España es el único país de nuestro entorno que no tiene normalizados los debates entre candidatos en unas elecciones. Siempre se negocia en función del interés de quien gobierna y, por esta vía, se priva al elector de información suficiente a la hora de decidir su voto. Este año, sin embargo, supera todos cambalaches de años anteriores ya que el acuerdo entre los cuatro grandes partidos españoles pasaba por una salida ciertamente sorprendente: incorporar a Vox, que no tiene representación parlamentaria estatal, y celebrar un debate a cinco. Carecía de cualquier lógica democrática pero todos creían, por diferentes motivos, que les podía acabar beneficiando. Desde el PSOE a Podemos y también PP y Cs, que lo habían aceptado.

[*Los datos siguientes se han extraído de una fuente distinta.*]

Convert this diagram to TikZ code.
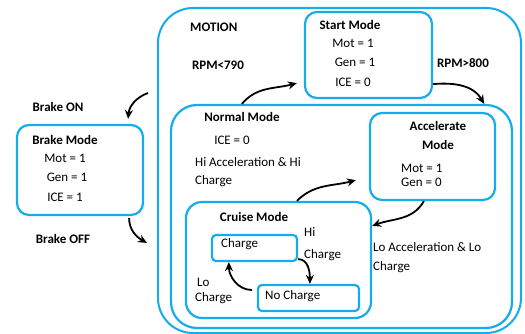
\documentclass[tikz,border=0pt]{standalone}
\usepackage{fontspec}
\setmainfont{Carlito}
\usetikzlibrary{arrows.meta}
\definecolor{stateblue}{RGB}{20,172,236}

\begin{document}
\begin{tikzpicture}[x=1pt, y=1pt,
        modebox/.style={draw=stateblue, line width=2.2pt, rounded corners=12pt, inner sep=0pt},
        flow/.style={-{Stealth[length=9pt, width=8pt]}, line width=1.8pt},
        lbl/.style={font=\fontsize{13}{15}\selectfont, inner sep=0pt},
        head/.style={lbl, font=\fontsize{13}{15}\selectfont\bfseries}]
    \useasboundingbox (0,0) rectangle (525,333);
    % boxes
    \node[modebox, rounded corners=35pt, line width=2pt, minimum width=363pt, minimum height=325pt] (motion) at (339.5,162.5) {};
    \node[modebox, rounded corners=26pt, minimum width=341pt, minimum height=223pt] (normal) at (341.5,116.5) {};
    \node[modebox, minimum width=127pt, minimum height=86pt] (start) at (368.5,278) {};
    \node[modebox, minimum width=125pt, minimum height=87pt] (accel) at (432.5,176.5) {};
    \node[modebox, rounded corners=16pt, minimum width=185pt, minimum height=116pt] (cruise) at (278.5,73) {};
    \node[modebox, rounded corners=4pt, minimum width=85pt, minimum height=26pt] (charge) at (254.5,85) {};
    \node[modebox, rounded corners=4pt, minimum width=101pt, minimum height=26pt] (nocharge) at (308.5,35) {};
    \node[modebox, minimum width=126pt, minimum height=90pt] (brake) at (80,163) {};
    % labels
    \node[head, anchor=west] (motiontitle) at (190,306) {MOTION};
    \node[head] (starttitle) at (350,308) {Start Mode};
    \node[lbl] (startmot) at (353,290) {Mot = 1};
    \node[lbl] (startgen) at (355,271) {Gen = 1};
    \node[lbl] (startice) at (353,251) {ICE = 0};
    \node[head] (rpmlow) at (218,268) {RPM<790};
    \node[head] (rpmhigh) at (463,270) {RPM>800};
    \node[head] (normaltitle) at (242,216) {Normal Mode};
    \node[lbl] (normalice) at (232,193) {ICE = 0};
    \node[lbl, anchor=west, align=left, font=\fontsize{13}{18}\selectfont] (hicond) at (195,161) {Hi Acceleration \& Hi\\Charge};
    \node[head, align=center, font=\fontsize{13}{19}\selectfont\bfseries] (acceltitle) at (438,197.5) {Accelerate\\Mode};
    \node[lbl, anchor=west, align=left, font=\fontsize{13}{14}\selectfont] (accelvals) at (401,158) {Mot = 1\\Gen = 0};
    \node[lbl, anchor=west, align=left, font=\fontsize{13}{19}\selectfont] (locond) at (373,75.5) {Lo Acceleration \& Lo\\Charge};
    \node[head] (cruisetitle) at (254,116) {Cruise Mode};
    \node[lbl, anchor=west] (chargetext) at (221,89) {Charge};
    \node[lbl, anchor=west, align=left, font=\fontsize{13}{22}\selectfont] (hicharge) at (304,89) {Hi\\Charge};
    \node[lbl, anchor=west, align=left, font=\fontsize{13}{15}\selectfont] (locharge) at (195,42.5) {\hspace{2pt}Lo\\Charge};
    \node[lbl, anchor=west] (nochargetext) at (265,37) {No Charge};
    \node[head] (brakeon) at (58,226) {Brake ON};
    \node[head] (braketitle) at (65,193) {Brake Mode};
    \node[lbl] (brakemot) at (65,175) {Mot = 1};
    \node[lbl] (brakegen) at (67,156) {Gen = 1};
    \node[lbl] (brakeice) at (65,136) {ICE = 1};
    \node[head] (brakeoff) at (63,94) {Brake OFF};
    % transitions
    \coordinate (onpt) at (148,240);
    \coordinate (offpt) at (147,90);
    \draw[flow] ([xshift=72pt]normal.north west) to[out=50, in=195] ([shift={(-7,16)}]start.south west);
    \draw[flow] ([yshift=15pt]start.south east) to[out=5, in=120] ([xshift=-29pt]normal.north east);
    \draw[flow] ([xshift=112pt]cruise.north west) to[out=45, in=195] ([shift={(-13,21)}]accel.south west);
    \draw[flow] ([xshift=55pt]accel.south west) to[out=240, in=20] ([yshift=-25pt]cruise.north east);
    \draw[flow] ([yshift=3pt]charge.south east) to[out=0, in=90] ([xshift=53pt]nocharge.north west);
    \draw[flow] ([shift={(-5,8)}]nocharge.west) to[out=180, in=270] ([xshift=18pt]charge.south west);
    \draw[flow] (onpt) to[out=200, in=85] ([shift={(-16,5)}]brake.north east);
    \draw[flow] ([shift={(-15,-2)}]brake.south east) to[out=270, in=150] (offpt);
\end{tikzpicture}
\end{document}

Lo más sorprendente es que no solo se había tomado esta decisión sino que de los tres bloques del debate, uno iba a ser sobre Catalunya pero sin catalanes. Poco importa que partidos como Esquerra tengan una representación muy importante en el Congreso y grupo parlamentario propio. Es como una moda en la política española y en los debates en sus medios de comunicación, apagar cualquier voz discrepante y favorecer un discurso único, trasladando así la impresión de que todo el mundo lo ve de la misma manera. Y, cuando aparecen catalanes, la mayoría de las veces son del perfil ideológico más parecido al de los partidos españoles, como es el caso de Rivera y Arrimadas. Luego, eso sí, el medio público que es acusado de falta de pluralidad es TV3, pese a que cuenta con la mayor diversidad ideológica de España en sus tertulias y debates.

Desde hace años he defendido que una ley tendría que regular los debates electorales en campaña para no estar al capricho de los gobernantes. Regular, obviamente, los cara a cara, imprescindibles en una campaña electoral, pero también los debates entre grupos parlamentarios, obligando a sus principales candidatos a no poder renunciar a ellos para no rebajar el interés de la ciudadanía. La democracia no solo es un conjunto de leyes interpretables por políticos y por la justicia. Es una actitud y una práctica diaria que ha de permitir a los ciudadanos controlar a los gobernantes: a través de sus representantes en el Parlamento pero también en los debates, que acaban siendo un instrumento imprescindible y obligado.